Cheesy, spicy, flaky biscuits perfect for any breakfast sandwich!
Servings 8

Ingredients

  • 1 cup buttermilk
  • 1 stick butter melted and cooled slightly
  • 2 cups all purpose flour
  • 2 teaspoon baking powder
  • 1/2 teaspoon baking soda
  • 1/2 teaspoon salt
  • 1 tablespoon sugar
  • 2 teaspoon cayenne pepper
  • 2 tablespoon fresh parsley chopped
  • 1 1/2 cup sharp cheddar cheese shredded

Instructions

  • Preheat oven to 425F. Spray a large cast iron skillet with nonstick cooking spray, or line a baking sheet with parchment paper or Silpat.
  • Place buttermilk in the freezer, and chill until it is very cold, about 10 minutes.
  • In a large bowl, whisk together flour, baking powder, baking soda, sugar, salt, cayenne pepper, and parsley.
  • Once the buttermilk is chilled, stir the melted butter into the buttermilk. The butter should form into small globs in the milk.
  • Stir the buttermilk mixture into the flour until just combined.
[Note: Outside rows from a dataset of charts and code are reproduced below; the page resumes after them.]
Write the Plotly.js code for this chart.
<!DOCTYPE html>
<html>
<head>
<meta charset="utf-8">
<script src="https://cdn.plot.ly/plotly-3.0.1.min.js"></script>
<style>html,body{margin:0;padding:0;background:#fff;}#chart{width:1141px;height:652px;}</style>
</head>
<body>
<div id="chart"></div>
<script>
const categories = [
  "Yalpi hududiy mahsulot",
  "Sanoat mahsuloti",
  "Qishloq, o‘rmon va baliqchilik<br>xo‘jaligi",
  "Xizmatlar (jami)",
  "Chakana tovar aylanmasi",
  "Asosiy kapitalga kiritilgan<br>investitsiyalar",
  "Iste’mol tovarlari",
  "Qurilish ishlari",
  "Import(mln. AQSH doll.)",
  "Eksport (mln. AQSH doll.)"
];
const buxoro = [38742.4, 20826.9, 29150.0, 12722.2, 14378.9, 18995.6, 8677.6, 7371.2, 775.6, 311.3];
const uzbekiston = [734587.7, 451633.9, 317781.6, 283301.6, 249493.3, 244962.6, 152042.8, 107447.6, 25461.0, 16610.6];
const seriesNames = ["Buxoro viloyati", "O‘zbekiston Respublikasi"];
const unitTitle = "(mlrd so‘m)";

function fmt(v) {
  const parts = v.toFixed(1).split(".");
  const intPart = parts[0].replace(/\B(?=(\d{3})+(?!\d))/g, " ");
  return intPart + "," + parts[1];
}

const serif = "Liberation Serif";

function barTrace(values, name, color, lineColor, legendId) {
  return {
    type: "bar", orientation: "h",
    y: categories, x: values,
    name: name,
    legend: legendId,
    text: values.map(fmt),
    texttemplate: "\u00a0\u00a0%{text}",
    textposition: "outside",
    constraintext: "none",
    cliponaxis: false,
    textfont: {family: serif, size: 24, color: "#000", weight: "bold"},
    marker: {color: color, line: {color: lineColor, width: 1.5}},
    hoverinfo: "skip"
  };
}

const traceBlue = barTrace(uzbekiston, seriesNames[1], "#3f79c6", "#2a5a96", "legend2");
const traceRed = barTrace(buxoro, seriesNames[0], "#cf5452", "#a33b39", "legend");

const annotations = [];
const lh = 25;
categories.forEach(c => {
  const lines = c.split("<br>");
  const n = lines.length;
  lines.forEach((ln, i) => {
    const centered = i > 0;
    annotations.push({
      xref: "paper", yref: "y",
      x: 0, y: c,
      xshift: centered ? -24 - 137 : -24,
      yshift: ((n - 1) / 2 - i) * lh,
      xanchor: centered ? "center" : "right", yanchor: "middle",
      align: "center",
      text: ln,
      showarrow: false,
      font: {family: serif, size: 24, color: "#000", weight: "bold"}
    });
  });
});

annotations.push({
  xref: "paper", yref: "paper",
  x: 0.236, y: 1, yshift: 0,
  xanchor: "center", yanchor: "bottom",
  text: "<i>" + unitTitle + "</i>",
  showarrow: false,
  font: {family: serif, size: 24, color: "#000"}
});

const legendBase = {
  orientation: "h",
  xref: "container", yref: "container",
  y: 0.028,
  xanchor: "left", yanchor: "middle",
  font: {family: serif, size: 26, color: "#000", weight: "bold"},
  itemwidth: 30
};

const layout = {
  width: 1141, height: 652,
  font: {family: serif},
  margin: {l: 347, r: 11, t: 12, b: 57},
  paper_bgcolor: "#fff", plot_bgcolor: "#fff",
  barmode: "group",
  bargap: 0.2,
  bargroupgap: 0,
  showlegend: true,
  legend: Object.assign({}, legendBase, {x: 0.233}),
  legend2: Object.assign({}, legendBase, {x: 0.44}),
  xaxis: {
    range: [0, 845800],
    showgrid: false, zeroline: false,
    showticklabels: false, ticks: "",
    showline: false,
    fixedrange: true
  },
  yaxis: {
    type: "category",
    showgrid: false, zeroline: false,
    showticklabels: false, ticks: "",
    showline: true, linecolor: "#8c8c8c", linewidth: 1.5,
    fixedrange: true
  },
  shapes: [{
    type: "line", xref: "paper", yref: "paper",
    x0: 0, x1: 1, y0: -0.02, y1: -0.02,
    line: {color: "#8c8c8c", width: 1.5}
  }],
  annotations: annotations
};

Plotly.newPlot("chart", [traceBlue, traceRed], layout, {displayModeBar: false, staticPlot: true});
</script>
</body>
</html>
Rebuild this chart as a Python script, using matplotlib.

Fold in cheese.
  • On a clean, floured work surface, roll out the dough and pat down until it's about 1 1/2 - 2 inches thick. Using a 2 1/2 or 3 inch biscuit cutter, cut out the biscuits. Place the biscuits in the prepared cast iron.
  • Bake for 18-20 minutes, or until biscuits are lightly browned.
  • If desired, brush hot biscuits with 1 tablespoon melted butter mixed with about 1/8 teaspoon cayenne pepper and 1/8 teaspoon salt.